As for why working-class men respond, Tony has plenty of theories. He notes that “The war had made most members of the underground profiteers in an emotional bargain basement,” because vulnerable young men far from home became available. He adds: “My private guess on Freudian lines is that they have fewer anal fears than the upper classes.” There’s a lot about working-class solidarity between “mates” and about “that primitive type of man which, like our ancestors, made no rigid distinction between the sexes, but followed his instincts of lust and affection.” When we actually hear from a working-class man, he simply says: “if a working man likes someone, he’d do anything for him, wouldn’t he?”
Tony firmly believes that the working-class man’s normality must be protected, even if he responds to an invert’s attention. He admonishes such a man: “You’re a normal person who’s been infected. You must get it out of your system. Being queer’s no good for you.” It is his credo: “The only moral scruple in my emotional life was against corrupting someone who was normal, especially if he were young. … I felt I had no right to provide the decisive push towards an anchorage which made life on the whole more miserable than the so-called normal attitude.”
Tony also turns his attention, and his contempt, to the inverts who populate the space between his own class and the working class. One of the most interesting, and off-putting, aspects of the novel is this relentless obsession with class. Tony pigeonholes everyone by class. At a party, “one could pick out the boys from the lesser residential suburbs … who were ashamed of the semi-detached, the fumed oak, the thwarted aspirations.” In a bar, he recognizes a man he knew in the past: “The upper part of his face grinned, but the lower, with the weak chin and the peevish, shopgirl lips, betrayed the fear, the uneasiness, the many rebuffs against which education at a cheap public school was inadequate armour, and eight hundred a year no compensation.” The man is introduced for the sole purpose of being thus witheringly dismissed. Almost every description of person or place consigns its object to a particular, and inferior, social class. The language is admirably precise, intelligent, and vigorous, but always nasty. There’s no joy in it, no redeeming queeniness.
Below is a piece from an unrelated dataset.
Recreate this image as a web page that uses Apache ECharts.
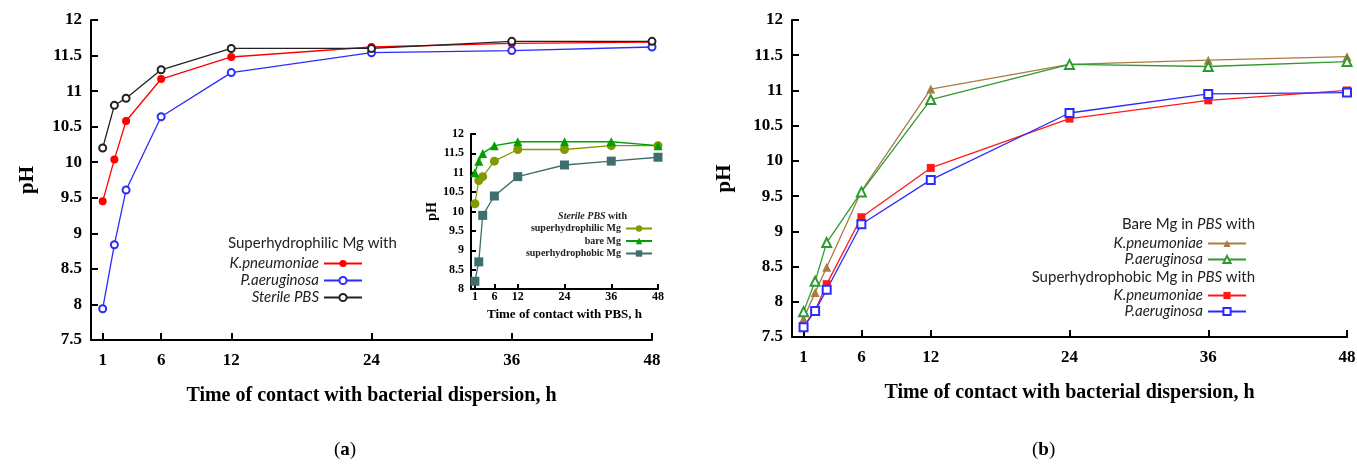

Garland does craft a happy ending for the heart-exiled psychiatrist. This isn’t a spoiler. It’s obvious from the moment on the third page when we see Terry, his housemate, “in his dark blue singlet, busy peeling potatoes.” Terry, Tony tells us, likes housework and “in that respect he was decidedly feminine, but attractively and touchingly so—not a bit like those tragic parodies of women: the little, tripping pansies with high-pitched voices, whom I understood, but detested all the same.” The doctor lands the working-class boyfriend, butch and domestic, that Julian couldn’t. It isn’t believable in the least.
So, seventy years later, is there a reason to read this odd novel narrated by an unpleasant man? Bartlett thinks so. And, even though everything I’ve said has been negative, I would also recommend the experience, precisely because of the narrator. I doubt that there’s much distance between author and narrator here: there’s no ironic undercutting of the unpleasantness, not even any awareness of how unpleasant he is. The result is that Garland, behind his pseudonym, makes himself more naked than he realizes. He stands completely exposed for our examination, in his pomposity, his snobbishness, his dubious explanations and theories, his profound unhappiness. It is instructive, and oddly moving, to see what an intelligent gay man in 1953 made of his world and his place in it, even if he gets so much of it so wrong.
Michael Schwartz is an associate editor for this magazine.